Frequently asked questions
What is the difference between a penetration test and a vulnerability scan? A vulnerability scan is an automated tool that lists known weaknesses. A penetration test is a qualified person who manually tries to exploit and chain those weaknesses into a real breach, then reports what an attacker could actually do. A day rate under about £500 usually signals a scan being sold as a test.
Do I need both external and internal penetration testing? Usually, yes. External testing checks whether an outsider can get in through your internet-facing assets. Internal testing checks how far an attacker could spread once inside. They find different problems, so most serious engagements scope both, often together.
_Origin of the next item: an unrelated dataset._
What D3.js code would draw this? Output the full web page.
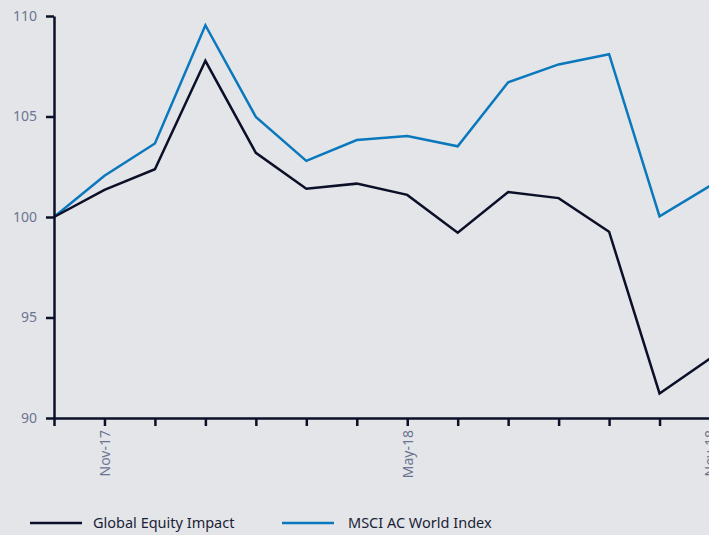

Should a private UK business look for CREST or CHECK? CREST. CHECK is the NCSC scheme for public-sector and Critical National Infrastructure systems, and a firm must already be CREST-accredited before it can hold CHECK. A typical private SME should ask for CREST accreditation and named tester certifications such as CRT, CCT or OSCP.
Is penetration testing required for Cyber Essentials Plus or for cyber insurance? No. Cyber Essentials Plus uses vulnerability scanning and assessor verification, not a pen test, and insurers anchor on Cyber Essentials as the baseline. A pen test is an optional maturity step that helps with higher insurance limits and security questionnaires.
How often should we run a pen test? The accepted answer is at least annually and after any significant change, such as a new application, a network redesign, or a major cloud migration. For cardholder data environments, PCI DSS v4.0 requires testing at least every 12 months and after major changes.
Can we legally have our AWS, Azure or Microsoft 365 environment tested? Yes, with two layers of permission. You must give your tester written authorisation under the Computer Misuse Act, and the test must stay inside the cloud provider’s rules of engagement, scoped only to your own tenant or account. Microsoft, AWS and Google all permit testing of your own resources without pre-approval, subject to their published policies.